Causes of Arthritis in Dogs and Cats

Causes of Arthritis in Dogs and Cats

The causes of arthritis are unknown. Studies have shown that all mammals can get joint disease in one form or another, but there are obvious causes of secondary arthritis such as trauma or injury.

In these cases, external forces cause damage to the joints that gradually worsens over time leading to a lifelong and incurable joint disease such as DJD. Other causes of arthritis are abnormal wear on your pet’s joints (such as excessive exercise) or a congenital defect (such as hip dysplasia).
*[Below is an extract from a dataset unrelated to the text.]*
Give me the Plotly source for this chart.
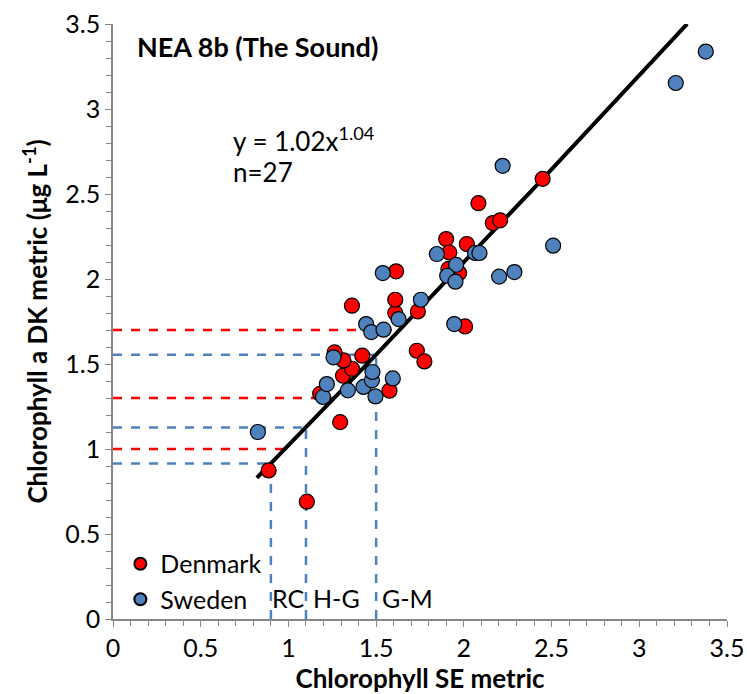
import plotly.graph_objects as go
import numpy as np

# Denmark (red) points: Chlorophyll SE metric (x), DK metric (y)
dk_x = [0.887, 1.105, 1.295, 1.181, 1.311, 1.362, 1.314, 1.263, 1.421, 1.362,
        1.576, 1.609, 1.609, 1.614, 1.738, 1.732, 1.775, 1.899, 1.917, 2.017,
        1.912, 1.973, 2.083, 2.165, 2.207, 2.449, 2.007]
dk_y = [0.874, 0.690, 1.158, 1.325, 1.431, 1.472, 1.521, 1.568, 1.549, 1.843,
        1.343, 1.800, 1.878, 2.045, 1.809, 1.578, 1.515, 2.235, 2.156, 2.206,
        2.059, 2.035, 2.446, 2.329, 2.345, 2.589, 1.721]

# Sweden (blue) points
se_x = [0.826, 1.197, 1.219, 1.257, 1.339, 1.428, 1.476, 1.479, 1.496, 1.595,
        1.443, 1.472, 1.542, 1.628, 1.755, 1.538, 1.945, 1.846, 2.064, 2.089,
        1.956, 1.905, 1.952, 2.201, 2.288, 2.221, 2.509, 3.208, 3.379]
se_y = [1.100, 1.306, 1.382, 1.539, 1.345, 1.365, 1.404, 1.453, 1.309, 1.415,
        1.735, 1.688, 1.702, 1.764, 1.878, 2.035, 1.735, 2.147, 2.153, 2.153,
        2.083, 2.019, 1.984, 2.014, 2.041, 2.666, 2.196, 3.153, 3.338]

# Power fit y = a * x^b
fit_a = 1.02
fit_b = 1.04
fit_x_range = [0.82, 3.273]

# Class boundaries
se_bounds = [0.9, 1.1, 1.5]          # SE metric boundaries (vertical)
dk_bounds = [1.0, 1.3, 1.7]          # DK metric boundaries (horizontal)
region_labels = ["RC", "H-G", "G-M"]
region_label_x = [0.999, 1.276, 1.677]

x_ticks = [0, 0.5, 1, 1.5, 2, 2.5, 3, 3.5]
y_ticks = [0, 0.5, 1, 1.5, 2, 2.5, 3, 3.5]

RED = "#FF0000"
BLUE = "#4F81BD"
BLUE_DASH = "#4F81BD"
FONT = "Lato"
FS = 25


def fit(x):
    return fit_a * np.power(x, fit_b)


def inv_fit(y):
    return np.power(y / fit_a, 1.0 / fit_b)


fig = go.Figure()

# Red horizontal dashed lines (DK boundaries) to the fit line
for yb in dk_bounds:
    fig.add_trace(go.Scatter(x=[0, inv_fit(yb)], y=[yb, yb], mode="lines",
                             line=dict(color=RED, width=2.5, dash="dash"),
                             showlegend=False, hoverinfo="skip"))

# Blue dashed lines (SE boundaries)
for xb in se_bounds:
    yv = fit(xb)
    fig.add_trace(go.Scatter(x=[0, xb], y=[yv, yv], mode="lines",
                             line=dict(color=BLUE_DASH, width=2.5, dash="dash"),
                             showlegend=False, hoverinfo="skip"))
    fig.add_trace(go.Scatter(x=[xb, xb], y=[0, yv], mode="lines",
                             line=dict(color=BLUE_DASH, width=2.5, dash="dash"),
                             showlegend=False, hoverinfo="skip"))

# Fit line
fx = np.linspace(fit_x_range[0], fit_x_range[1], 60)
fig.add_trace(go.Scatter(x=fx, y=fit(fx), mode="lines",
                         line=dict(color="black", width=4),
                         showlegend=False, hoverinfo="skip"))

fig.add_trace(go.Scatter(x=dk_x, y=dk_y, mode="markers", name="Denmark",
                         marker=dict(color=RED, size=15,
                                     line=dict(color="black", width=1.2))))
fig.add_trace(go.Scatter(x=se_x, y=se_y, mode="markers", name="Sweden",
                         marker=dict(color=BLUE, size=15,
                                     line=dict(color="black", width=1.2))))

annotations = [
    dict(x=0.127, y=3.366, xref="x", yref="y", text="<b>NEA 8b (The Sound)</b>",
         showarrow=False, xanchor="left", yanchor="middle",
         font=dict(size=27, color="black", family=FONT)),
    dict(x=0.674, y=2.82, xref="x", yref="y", text="y = 1.02x<sup>1.04</sup>",
         showarrow=False, xanchor="left", yanchor="middle",
         font=dict(size=26, color="black", family=FONT)),
    dict(x=0.674, y=2.63, xref="x", yref="y", text="n=27",
         showarrow=False, xanchor="left", yanchor="middle",
         font=dict(size=26, color="black", family=FONT)),
]
for lab, lx in zip(region_labels, region_label_x):
    annotations.append(dict(x=lx, y=0.124, xref="x", yref="y", text=lab,
                            showarrow=False, xanchor="center", yanchor="middle",
                            font=dict(size=FS, color="black", family=FONT)))

axis_common = dict(
    range=[0, 3.5], showgrid=False, zeroline=False, automargin=False,
    showline=True, linecolor="#868686", linewidth=1.5,
    ticks="outside", ticklen=6, tickcolor="#868686", tickwidth=1.2,
    tickfont=dict(size=FS, color="black", family=FONT),
    minor=dict(ticks="outside", ticklen=5, tickcolor="#868686", dtick=0.1,
               tickwidth=1),
)

fig.update_layout(
    width=747, height=694,
    margin=dict(l=113, r=20, t=24, b=75),
    plot_bgcolor="white", paper_bgcolor="white",
    font=dict(family=FONT, color="black"),
    xaxis=dict(**axis_common, tickvals=x_ticks,
               ticktext=[f"{v:g}" for v in x_ticks],
               title=dict(text="<b>Chlorophyll SE metric</b>", standoff=0,
                          font=dict(size=26, family=FONT, color="black"))),
    yaxis=dict(**axis_common, tickvals=y_ticks,
               ticktext=[f"{v:g}" for v in y_ticks],
               title=dict(text="<b>Chlorophyll a DK metric (μg L<sup>-1</sup>)</b>",
                          standoff=10,
                          font=dict(size=26, family=FONT, color="black"))),
    legend=dict(x=0.012, y=-0.005, xanchor="left", yanchor="bottom",
                bgcolor="rgba(0,0,0,0)", font=dict(size=FS, family=FONT),
                itemsizing="constant", tracegroupgap=0),
    annotations=annotations,
    showlegend=True,
)

# Remove the browser's default body margin so the figure sits at the window origin
fig.write_html("out.html",
               config={"displayModeBar": False},
               post_script="document.body.style.margin='0';"
                           "document.body.style.overflow='hidden';")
Causes of Arthritis and Contributing Factors

There are several things that can aggravate arthritis, the biggest being obesity. We all want to spoil our pets and it’s pretty hard to resist them! But think long term…obesity is one of the biggest health problems in our pets today, so restricting their food intake to a reputable pet food and cutting out the fatty treats and ‘human’ food makes a big difference. It is easier to prevent obesity in dogs and cats than it is to treat it – remember “Prevention is better than Cure”

Excessive exercise can also be a strain on your pet’s joints. Shorter walks are better for your pet than longer ones. For example some owners feel that one long walk per day is enough for your dog, in a way it is as your dog is getting exercise daily but research shows that fewer shorter walks are actually more beneficial for your pet (and you!) – Shorter walks increase metabolism supporting joints and also helping with weight loss for those podgy pets.

Other conditions such as diabetes and some medical treatments can also contribute to arthritis. Speak to your vet if you have any concerns.

Congenital or hereditary factors can also dictate if your pet is at risk of developing arthritis.

Breed specific factors in relation to dogs – Labradors are prone to arthritis – they are renowned for being a very ‘foody’ dog and will eat anything ! Giant breeds such as Newfoundlands, Great Danes and Bernese Mountain dogs among others are also prone to joint problems. That isn’t to say that other dogs don’t develop arthritis, ANY dog or indeed cat can get this disease but the treatment is usually the same regardless of breed, size or age.